Одним из первых критиков работы Перси стал известный историк Джозеф Ритсон (1753–1803). В 1795 году он выпустил собственное издание баллад под длинным, в духе времени, названием «Робин Гуд. Коллекция всех дошедших до нас старинных поэм, песен и баллад, повествующих о прославленном английском разбойнике». В отличие от Перси Ритсон собрал и опубликовал не старинные баллады вообще, а только те из них, что имели отношение к Робин Гуду, и к тому же попытался дать их научное обоснование. В 12-страничном предисловии к книге под названием «Жизнь Робин Гуда», а также в подробных примечаниях, занимавших 117 страниц, ученый методично и добросовестно изложил все, что было известно к тому времени о Робин Гуде и его эпохе. Интересно, что позже он выпустил аналогичное исследование о короле Артуре — два любимых народных героя по-прежнему соседствовали в сознании англичан.

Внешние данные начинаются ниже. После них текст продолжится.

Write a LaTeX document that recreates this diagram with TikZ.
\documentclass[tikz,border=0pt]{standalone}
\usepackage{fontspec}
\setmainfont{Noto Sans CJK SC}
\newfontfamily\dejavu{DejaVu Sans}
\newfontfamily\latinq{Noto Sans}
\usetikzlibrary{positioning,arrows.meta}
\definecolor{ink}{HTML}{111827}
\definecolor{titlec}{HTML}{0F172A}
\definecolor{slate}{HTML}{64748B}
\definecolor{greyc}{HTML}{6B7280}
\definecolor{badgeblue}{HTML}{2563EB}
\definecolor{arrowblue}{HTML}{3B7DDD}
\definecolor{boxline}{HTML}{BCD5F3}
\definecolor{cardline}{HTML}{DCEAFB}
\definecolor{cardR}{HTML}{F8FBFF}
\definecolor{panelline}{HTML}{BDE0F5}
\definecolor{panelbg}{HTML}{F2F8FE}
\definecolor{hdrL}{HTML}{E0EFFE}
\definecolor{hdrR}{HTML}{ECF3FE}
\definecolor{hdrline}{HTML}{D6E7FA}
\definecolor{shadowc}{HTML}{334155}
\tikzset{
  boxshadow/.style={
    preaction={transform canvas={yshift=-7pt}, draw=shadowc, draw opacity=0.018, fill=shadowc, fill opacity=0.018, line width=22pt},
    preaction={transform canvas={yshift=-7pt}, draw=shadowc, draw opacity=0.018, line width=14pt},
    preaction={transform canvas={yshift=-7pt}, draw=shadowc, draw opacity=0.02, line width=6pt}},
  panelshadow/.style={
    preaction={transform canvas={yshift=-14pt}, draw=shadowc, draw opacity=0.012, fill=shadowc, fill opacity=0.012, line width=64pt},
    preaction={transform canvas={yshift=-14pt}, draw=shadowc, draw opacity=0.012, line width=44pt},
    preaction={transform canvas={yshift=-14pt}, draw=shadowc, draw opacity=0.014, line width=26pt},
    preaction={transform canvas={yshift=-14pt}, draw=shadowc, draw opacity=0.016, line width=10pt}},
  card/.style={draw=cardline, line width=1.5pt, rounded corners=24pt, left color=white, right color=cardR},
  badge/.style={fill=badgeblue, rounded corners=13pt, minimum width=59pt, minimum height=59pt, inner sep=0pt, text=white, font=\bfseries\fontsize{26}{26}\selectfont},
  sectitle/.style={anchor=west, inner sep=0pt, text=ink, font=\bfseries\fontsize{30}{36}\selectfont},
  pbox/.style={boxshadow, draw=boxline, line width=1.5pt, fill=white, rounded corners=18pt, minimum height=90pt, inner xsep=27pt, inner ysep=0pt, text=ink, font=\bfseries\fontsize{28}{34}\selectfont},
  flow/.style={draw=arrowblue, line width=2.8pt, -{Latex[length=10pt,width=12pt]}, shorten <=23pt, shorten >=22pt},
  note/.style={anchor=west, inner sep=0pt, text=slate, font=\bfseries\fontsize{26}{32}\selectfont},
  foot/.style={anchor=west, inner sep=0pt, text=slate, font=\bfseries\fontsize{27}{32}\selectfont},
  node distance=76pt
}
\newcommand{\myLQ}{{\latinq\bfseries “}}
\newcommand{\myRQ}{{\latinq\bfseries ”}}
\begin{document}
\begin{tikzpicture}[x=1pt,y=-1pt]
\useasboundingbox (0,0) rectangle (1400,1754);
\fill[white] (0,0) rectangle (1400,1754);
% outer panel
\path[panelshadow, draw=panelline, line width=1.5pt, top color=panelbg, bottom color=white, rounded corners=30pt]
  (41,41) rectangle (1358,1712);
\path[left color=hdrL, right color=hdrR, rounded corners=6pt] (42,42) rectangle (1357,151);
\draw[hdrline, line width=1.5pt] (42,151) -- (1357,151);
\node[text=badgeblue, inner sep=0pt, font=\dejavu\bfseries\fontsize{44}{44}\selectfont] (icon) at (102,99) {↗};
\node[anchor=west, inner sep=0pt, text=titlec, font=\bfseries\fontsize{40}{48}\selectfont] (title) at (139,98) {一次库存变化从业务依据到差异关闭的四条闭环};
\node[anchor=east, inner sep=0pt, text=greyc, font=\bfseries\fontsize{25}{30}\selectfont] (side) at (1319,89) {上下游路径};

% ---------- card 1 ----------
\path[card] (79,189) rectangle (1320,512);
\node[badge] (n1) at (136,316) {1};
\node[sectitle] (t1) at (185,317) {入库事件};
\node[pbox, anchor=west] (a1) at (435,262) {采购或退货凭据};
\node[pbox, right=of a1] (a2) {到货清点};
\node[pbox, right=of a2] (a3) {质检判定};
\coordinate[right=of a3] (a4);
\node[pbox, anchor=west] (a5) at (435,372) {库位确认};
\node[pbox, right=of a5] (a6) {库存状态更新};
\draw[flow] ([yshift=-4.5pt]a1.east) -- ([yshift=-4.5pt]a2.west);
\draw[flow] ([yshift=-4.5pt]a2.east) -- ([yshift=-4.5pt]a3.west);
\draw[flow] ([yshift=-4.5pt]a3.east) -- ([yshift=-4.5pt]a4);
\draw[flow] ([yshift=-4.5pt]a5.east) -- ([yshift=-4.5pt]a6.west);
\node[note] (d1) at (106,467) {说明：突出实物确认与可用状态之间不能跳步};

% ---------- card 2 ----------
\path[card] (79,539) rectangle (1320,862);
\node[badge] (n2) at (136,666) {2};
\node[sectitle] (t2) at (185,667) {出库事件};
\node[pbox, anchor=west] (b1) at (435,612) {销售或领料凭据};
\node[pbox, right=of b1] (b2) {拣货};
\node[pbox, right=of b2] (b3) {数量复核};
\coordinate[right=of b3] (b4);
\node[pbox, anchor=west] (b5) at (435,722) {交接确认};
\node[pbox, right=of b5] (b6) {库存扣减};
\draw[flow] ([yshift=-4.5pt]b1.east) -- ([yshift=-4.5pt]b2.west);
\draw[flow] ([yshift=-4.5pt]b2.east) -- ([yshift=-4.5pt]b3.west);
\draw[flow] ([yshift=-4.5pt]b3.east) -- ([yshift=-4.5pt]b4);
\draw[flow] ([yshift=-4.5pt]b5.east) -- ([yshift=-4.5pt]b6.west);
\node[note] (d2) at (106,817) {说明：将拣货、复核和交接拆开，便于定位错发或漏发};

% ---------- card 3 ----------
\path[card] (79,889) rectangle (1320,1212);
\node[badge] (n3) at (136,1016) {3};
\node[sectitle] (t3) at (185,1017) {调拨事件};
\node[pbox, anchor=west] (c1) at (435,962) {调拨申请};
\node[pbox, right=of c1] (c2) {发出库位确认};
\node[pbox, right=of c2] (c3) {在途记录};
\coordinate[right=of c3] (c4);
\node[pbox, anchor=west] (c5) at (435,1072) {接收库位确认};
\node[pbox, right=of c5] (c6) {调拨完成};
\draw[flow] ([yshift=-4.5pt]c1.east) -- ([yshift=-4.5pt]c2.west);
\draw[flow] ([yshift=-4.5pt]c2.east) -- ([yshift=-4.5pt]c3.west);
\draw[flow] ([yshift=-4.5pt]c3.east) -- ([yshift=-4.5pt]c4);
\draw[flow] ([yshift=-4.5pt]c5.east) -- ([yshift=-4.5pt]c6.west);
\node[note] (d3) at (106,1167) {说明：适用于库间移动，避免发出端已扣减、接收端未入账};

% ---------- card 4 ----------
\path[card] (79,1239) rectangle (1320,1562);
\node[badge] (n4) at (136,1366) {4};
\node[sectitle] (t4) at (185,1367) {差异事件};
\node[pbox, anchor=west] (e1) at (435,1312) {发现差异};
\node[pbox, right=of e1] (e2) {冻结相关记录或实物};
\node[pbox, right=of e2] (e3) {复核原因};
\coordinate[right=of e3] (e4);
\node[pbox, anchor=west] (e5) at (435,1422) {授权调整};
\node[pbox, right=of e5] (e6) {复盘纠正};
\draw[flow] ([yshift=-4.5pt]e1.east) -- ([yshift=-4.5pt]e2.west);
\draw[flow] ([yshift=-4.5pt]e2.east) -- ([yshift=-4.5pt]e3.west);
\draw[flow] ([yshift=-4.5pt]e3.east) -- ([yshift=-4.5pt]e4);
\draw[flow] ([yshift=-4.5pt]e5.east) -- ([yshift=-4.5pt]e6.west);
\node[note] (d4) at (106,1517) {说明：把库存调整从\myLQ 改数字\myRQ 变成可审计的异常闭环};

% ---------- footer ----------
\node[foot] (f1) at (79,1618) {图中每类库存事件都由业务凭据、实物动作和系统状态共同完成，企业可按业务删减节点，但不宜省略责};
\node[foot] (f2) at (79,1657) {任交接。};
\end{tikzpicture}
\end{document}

Труд Ритсона на протяжении многих лет был последним словом науки в отношении прославленного разбойника; им, в частности, руководствовался Вальтер Скотт, когда писал «Айвенго». Его влияние отразилось и на отношении общества к Робин Гуду. Ученый был радикалом и сторонником Французской революции, поэтому его Робин из обычного разбойника превратился в убежденного революционера, «человека, который в варварский век гнетущей тирании имел гордый дух свободы и независимости, побудивший его посвятить себя народу и сделавший его имя бессмертным»[70]. Однако Скотт и другие авторы, писавшие о Робине в XIX веке, напротив, придерживались консервативных убеждений, поэтому их герой главным образом боролся не с феодальным гнетом, а с чужеземными захватчиками — нормандскими баронами. Это заставило писателей, поверив Джону Мейджору, отодвинуть время жизни Робина от XIII века, о котором говорил Ритсон, к XII, когда нормандское завоевание еще было незажившей раной.